« Je transforme, tu transformes, il transforme… ». Le changement se conjugue désormais sous toutes les formes et à tout instant dans les entreprises, dans la société, en politique. Le changement est finalement devenu la seule constante à laquelle se rattacher face à des leaders martelant la nécessité de continuer à évoluer et enchainant les grands bouleversements en série comme on enchainerait les virages sur une piste de ski.
Pendant longtemps, ce changement a dû être incarné par des leaders « super-héros », formes de figures charismatiques et autorités naturelles capables de guider l'organisation grâce à une vision unique et une volonté sans faille. De cette vision presque romanesque, le leader se doit d’être le « fort », le « sachant » ou encore le « bon communiquant ». Dès le XIXème siècle, Thomas Carlyle développait sa théorie du « Grand Homme » partant du principe qu’un petit nombre de grands hommes avait cette aptitude innée à transformer et à être suivis par des masses sans opinion propres, rassurées par la figure du leader.
Or cette vision du leader oublie que le terme « changement » en français a pour origine première le terme latin « cambiare » (échanger, substituer à autre chose) qui par son étymologie même implique l’interaction et le fameux « autre » à qui s’adresse le leader. La capacité à changer, à transformer serait finalement plutôt un regard.
D’abord le regard que le leader porte sur lui-même : un regard lucide sur ses propres aptitudes. Transformer, c’est se focaliser sur ce que l’on peut contrôler, développer une vision optimiste mais réaliste. Bien plus qu'une ambition ou un volontarisme forcené, c'est l'humilité d'accepter la réalité, connaître et reconnaître ses limites comme ses erreurs. Ce regard peut d’ailleurs être lui-même nourri par les feedbacks des autres et la confrontation permanente aux faits.
Un regard actif aussi sur les autres. Ne pas penser que la transformation c’est venir, du jour au lendemain, dire à ses équipes ou ses concitoyens qu’ils ont eu tout faux jusqu’à présent et qu’on va leur apprendre à faire mieux. Au contraire, c’est détecter dans le groupe les forces individuelles et collectives, les moteurs profonds de chacun et construire avec eux un chemin auquel ils croient et qui les valorise. Cela ne signifie pas pour autant être démagogue et ne pas avoir à faire face à des décisions compliquées. Mais au contraire, savoir mieux les prendre, les expliquer et les exécuter car on s’est d’abord mis à la place de l’autre.
Enfin, le regard des autres sur le leader. Un regard dans lequel ils peuvent percevoir l’authenticité, la générosité mais aussi les doutes et les imperfections. Se rendre accessible, sortir de sa tour d’ivoire. Être perçu comme une personne « normale », à laquelle chacun peut s’identifier.

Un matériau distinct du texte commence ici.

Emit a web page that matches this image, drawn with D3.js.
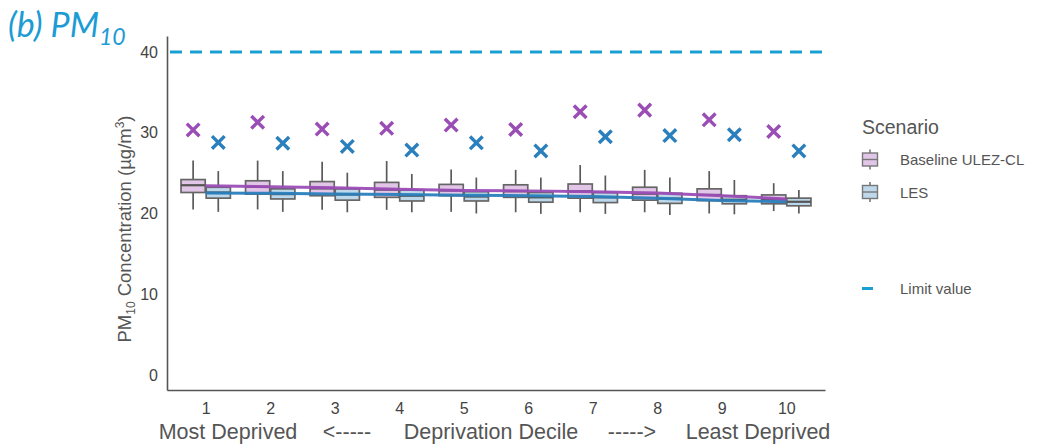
<!DOCTYPE html>
<html><head><meta charset="utf-8">
<script src="https://cdn.jsdelivr.net/npm/d3@7"></script>
<style>
html,body{margin:0;padding:0;background:#fff;}
svg{display:block;font-family:"Liberation Sans",Arial,sans-serif;}
</style></head>
<body>
<svg id="chart" width="1042" height="444"></svg>
<script>
const deciles = [1,2,3,4,5,6,7,8,9,10];
const yTicks = [0,10,20,30,40];
const scenarios = ["Baseline ULEZ-CL","LES"];
// box stats per decile: [lower whisker, q1, median, q3, upper whisker]
const baseLow  = [20.5, 20.5, 20.45, 20.45, 20.2, 20.15, 20.15, 20.15, 20.0, 20.3];
const baseQ1   = [22.6, 22.4, 22.2, 22.0, 22.2, 22.0, 21.9, 21.65, 21.6, 21.2];
const baseMed  = [23.5, 23.3, 23.1, 22.95, 22.85, 22.75, 22.75, 22.45, 22.3, 21.75];
const baseQ3   = [24.2, 24.05, 23.95, 23.85, 23.6, 23.55, 23.65, 23.25, 23.05, 22.3];
const baseHigh = [26.55, 26.55, 26.4, 26.5, 25.45, 25.4, 26.0, 25.4, 25.25, 23.75];
const baseMax  = [30.35, 31.3, 30.45, 30.55, 30.95, 30.4, 32.6, 32.8, 31.6, 30.15];
const baseMean = [23.45, 23.3, 23.2, 23.0, 22.85, 22.8, 22.7, 22.55, 22.2, 21.8];

const lesLow  = [20.2, 20.2, 20.15, 20.15, 20.0, 19.95, 19.95, 19.8, 19.9, 20.0];
const lesQ1   = [21.9, 21.8, 21.65, 21.55, 21.55, 21.4, 21.35, 21.25, 21.2, 20.95];
const lesMed  = [22.6, 22.4, 22.35, 22.2, 22.1, 22.0, 22.0, 21.85, 21.7, 21.45];
const lesQ3   = [23.25, 23.05, 23.05, 22.9, 22.7, 22.6, 22.6, 22.5, 22.2, 21.9];
const lesHigh = [25.25, 25.25, 25.05, 24.9, 24.45, 24.45, 24.7, 24.45, 24.15, 22.9];
const lesMax  = [28.8, 28.7, 28.3, 27.85, 28.75, 27.75, 29.5, 29.65, 29.75, 27.75];
const lesMean = [22.55, 22.5, 22.4, 22.35, 22.25, 22.2, 22.1, 21.9, 21.6, 21.45];

const limitValue = 40;

const boxFill = {"Baseline ULEZ-CL":"#e2c6e7", "LES":"#bcd8ea"};
const markColor = {"Baseline ULEZ-CL":"#9b4db6", "LES":"#2a7fbd"};
const limitColor = "#1a9fd3";

const svg = d3.select("#chart");
const x = d3.scalePoint().domain(deciles).range([167, 825]).padding(0.6);
const y = d3.scaleLinear().domain([-1.86, 41.98]).range([390, 36]);
const step = x.step();
const dodge = step * 0.195;
const bw = step * 0.375;

const series = [
  {name:"Baseline ULEZ-CL", off:-dodge, low:baseLow, q1:baseQ1, med:baseMed, q3:baseQ3, high:baseHigh, max:baseMax, mean:baseMean},
  {name:"LES", off:dodge, low:lesLow, q1:lesQ1, med:lesMed, q3:lesQ3, high:lesHigh, max:lesMax, mean:lesMean}
];

// limit line
svg.append("line")
  .attr("x1", 170).attr("x2", 825)
  .attr("y1", y(limitValue)).attr("y2", y(limitValue))
  .attr("stroke", limitColor).attr("stroke-width", 3)
  .attr("stroke-dasharray", "12,8");

// boxes
series.forEach(s => {
  const g = svg.append("g");
  deciles.forEach((d, i) => {
    const cx = x(d) + s.off;
    g.append("line").attr("x1", cx).attr("x2", cx)
      .attr("y1", y(s.high[i])).attr("y2", y(s.q3[i]))
      .attr("stroke", "#5a5a5a").attr("stroke-width", 1.7);
    g.append("line").attr("x1", cx).attr("x2", cx)
      .attr("y1", y(s.q1[i])).attr("y2", y(s.low[i]))
      .attr("stroke", "#5a5a5a").attr("stroke-width", 1.7);
    g.append("rect").attr("x", cx - bw/2).attr("width", bw)
      .attr("y", y(s.q3[i])).attr("height", y(s.q1[i]) - y(s.q3[i]))
      .attr("fill", boxFill[s.name]).attr("stroke", "#666").attr("stroke-width", 1.7);
    g.append("line").attr("x1", cx - bw/2).attr("x2", cx + bw/2)
      .attr("y1", y(s.med[i])).attr("y2", y(s.med[i]))
      .attr("stroke", "#555").attr("stroke-width", 2.2);
  });
});

// mean lines
const line = d3.line().x((v, i) => x(deciles[i])).y(v => y(v));
[series[1], series[0]].forEach(s => {
  svg.append("path").attr("d", line(s.mean))
    .attr("fill", "none").attr("stroke", markColor[s.name])
    .attr("stroke-width", 3).attr("opacity", 0.95);
});

// max markers (x)
series.forEach(s => {
  deciles.forEach((d, i) => {
    const cx = x(d) + s.off, cy = y(s.max[i]), r = 6.3;
    svg.append("path")
      .attr("d", `M${cx-r},${cy-r}L${cx+r},${cy+r}M${cx-r},${cy+r}L${cx+r},${cy-r}`)
      .attr("stroke", markColor[s.name]).attr("stroke-width", 3.4)
      .attr("stroke-linecap", "butt").attr("fill", "none");
  });
});

// axes
const yAxis = svg.append("g").attr("transform", "translate(167,0)")
  .call(d3.axisLeft(y).tickValues(yTicks).tickSize(0).tickPadding(9));
yAxis.select(".domain").attr("stroke", "#555").attr("stroke-width", 1.6);
yAxis.selectAll("text").attr("font-size", 16).attr("fill", "#444")
  .attr("font-family", "Liberation Sans, Arial, sans-serif");

const xAxis = svg.append("g").attr("transform", "translate(0,390)")
  .call(d3.axisBottom(x).tickSize(0).tickPadding(13));
xAxis.select(".domain").attr("stroke", "#555").attr("stroke-width", 1.6);
xAxis.selectAll("text").attr("font-size", 16).attr("fill", "#444")
  .attr("font-family", "Liberation Sans, Arial, sans-serif");

// bottom title row
const bottomLabels = [
  {t:"Most Deprived", cx:228},
  {t:"<-----", cx:347},
  {t:"Deprivation Decile", cx:491},
  {t:"----->", cx:632},
  {t:"Least Deprived", cx:758}
];
svg.append("g").selectAll("text").data(bottomLabels).join("text")
  .attr("x", d => d.cx).attr("y", 439).attr("text-anchor", "middle")
  .attr("font-size", 21.5).attr("fill", "#555").text(d => d.t);

// y axis title
const yt = svg.append("text")
  .attr("transform", "translate(131,229) rotate(-90)")
  .attr("text-anchor", "middle").attr("font-size", 18.5).attr("fill", "#555");
yt.append("tspan").text("PM");
yt.append("tspan").attr("font-size", 12).attr("dy", 4).text("10");
yt.append("tspan").attr("dy", -4).text(" Concentration (µg/m");
yt.append("tspan").attr("font-size", 12).attr("dy", -7).text("3");
yt.append("tspan").attr("dy", 7).text(")");

// chart title
const tt = svg.append("text").attr("x", 8).attr("y", 37)
  .attr("font-family", "Lato, 'Open Sans', sans-serif").attr("font-style", "italic")
  .attr("font-size", 34).attr("fill", "#1c9bd4");
tt.append("tspan").text("(b) PM");
tt.append("tspan").attr("font-size", 23).attr("dy", 8).text("10");

// legend
const lg = svg.append("g");
lg.append("text").attr("x", 862).attr("y", 134).attr("font-size", 19.5).attr("fill", "#555").text("Scenario");
const legItems = [{name:"Baseline ULEZ-CL", cy:159.5}, {name:"LES", cy:192}];
legItems.forEach(it => {
  const cx = 870;
  lg.append("line").attr("x1", cx).attr("x2", cx).attr("y1", it.cy - 10).attr("y2", it.cy + 10)
    .attr("stroke", "#666").attr("stroke-width", 1.4);
  lg.append("rect").attr("x", cx - 7.5).attr("y", it.cy - 6.5).attr("width", 15).attr("height", 13)
    .attr("fill", boxFill[it.name]).attr("stroke", "#777").attr("stroke-width", 1.4);
  lg.append("line").attr("x1", cx - 7.5).attr("x2", cx + 7.5).attr("y1", it.cy).attr("y2", it.cy)
    .attr("stroke", "#777").attr("stroke-width", 1.4);
  lg.append("text").attr("x", 900).attr("y", it.cy + 5.5).attr("font-size", 15).attr("fill", "#555").text(it.name);
});
lg.append("line").attr("x1", 862).attr("x2", 873).attr("y1", 288.5).attr("y2", 288.5)
  .attr("stroke", limitColor).attr("stroke-width", 3);
lg.append("text").attr("x", 900).attr("y", 293.5).attr("font-size", 15).attr("fill", "#555").text("Limit value");
</script>
</body></html>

Une normalité qui rend la transformation crédible et à portée.
Transformer, c’est regarder, littéralement « avoir de l’égard pour ». Voir l’extraordinaire chez les autres et admettre l’ordinaire chez soi. Alors, quand récemment, j’ai entendu au détour d’un couloir « en fait, la boss, elle est normale », j’ai souri et je me suis dit que c’était sans doute le plus beau compliment que l’on pouvait me faire.